Even on these facts, the employer still has to prove the allegation, justify the proportionality of dismissal, and show that lesser discipline would not have addressed the issue.
Why Employers Mislabel Terminations
Sometimes the for-cause label reflects a genuine, if mistaken, belief that the conduct meets the legal threshold. Other times, it is a more calculated decision — alleging cause to avoid paying severance, hoping the employee will not push back.
Common drivers of mislabelling include:
- Misreading the role of progressive discipline. The employer jumps to dismissal instead of warnings, performance improvement plans, or suspensions.
- Treating personality conflict or "poor fit" as misconduct.
- Relying on a single incident without considering the employee's full history.
- A deliberate strategy to deny severance and dare the employee to litigate.
Employers who fail to prove cause at trial often face damages that go beyond standard severance, including aggravated and moral damages.
Aggravated and Moral Damages
The Supreme Court of Canada's decision in Honda Canada Inc. v. Keays, 2008 SCC 39, established that bad-faith conduct in the manner of dismissal can attract additional damages. These are awarded when the employer's conduct in the way the termination was carried out causes mental distress, humiliation, or loss of dignity beyond the ordinary upset of being let go.
Allegations of cause that turn out to be unfounded are one of the most common triggers for these damages. Courts have criticized employers for:
- Making serious accusations of dishonesty without a reasonable basis
- Communicating a for-cause allegation publicly or to references in a way that damages reputation
- Maintaining the cause allegation through trial after the evidence makes it untenable
- Using the threat of cause to pressure an employee into accepting a low settlement
The result is that a poorly reasoned for-cause termination can end up costing the employer significantly more than a straightforward severance package would have.
If You Have Been Told You Are Being Terminated for Cause
Being accused of misconduct on the way out is stressful, and often the employer's case is weaker than it sounds in the moment. A few steps to protect yourself:
- Do not sign anything on the spot. Releases, acknowledgements, and admissions can be very hard to undo later — see what to weigh before signing a severance package.
- Do not admit to the allegation. Stay professional, but do not concede facts you have not had a chance to review.
- Get the allegation in writing. Ask for a termination letter that sets out, in detail, the conduct the employer is relying on.
- Preserve your records. Save relevant emails, performance reviews, and policy documents you can legitimately access.
- Consult an employment lawyer quickly.
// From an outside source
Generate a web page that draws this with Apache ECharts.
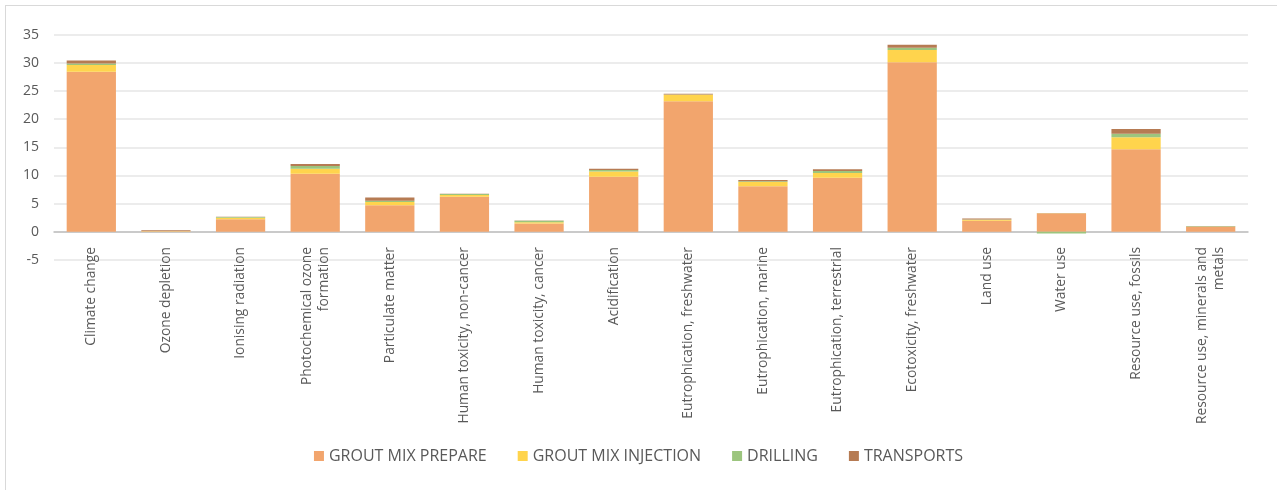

Many for-cause terminations do not survive scrutiny, and an early legal review can reset the conversation.
A significant share of for-cause terminations are resolved as wrongful dismissals — sometimes through negotiation, sometimes through litigation, and often with a meaningful severance payout the employee was originally told they would not receive.
The Bottom Line
Wrongful dismissal and termination for cause are not opposites — they are usually two sides of the same dispute. A wrongful dismissal claim often arises precisely because an employer said the magic words "for cause" and could not back it up.
If you are facing a for-cause allegation, the most important thing to remember is that the employer carries the burden of proof, the legal standard is high, and the consequences for getting it wrong can be substantial for them. You do not have to accept the label at face value.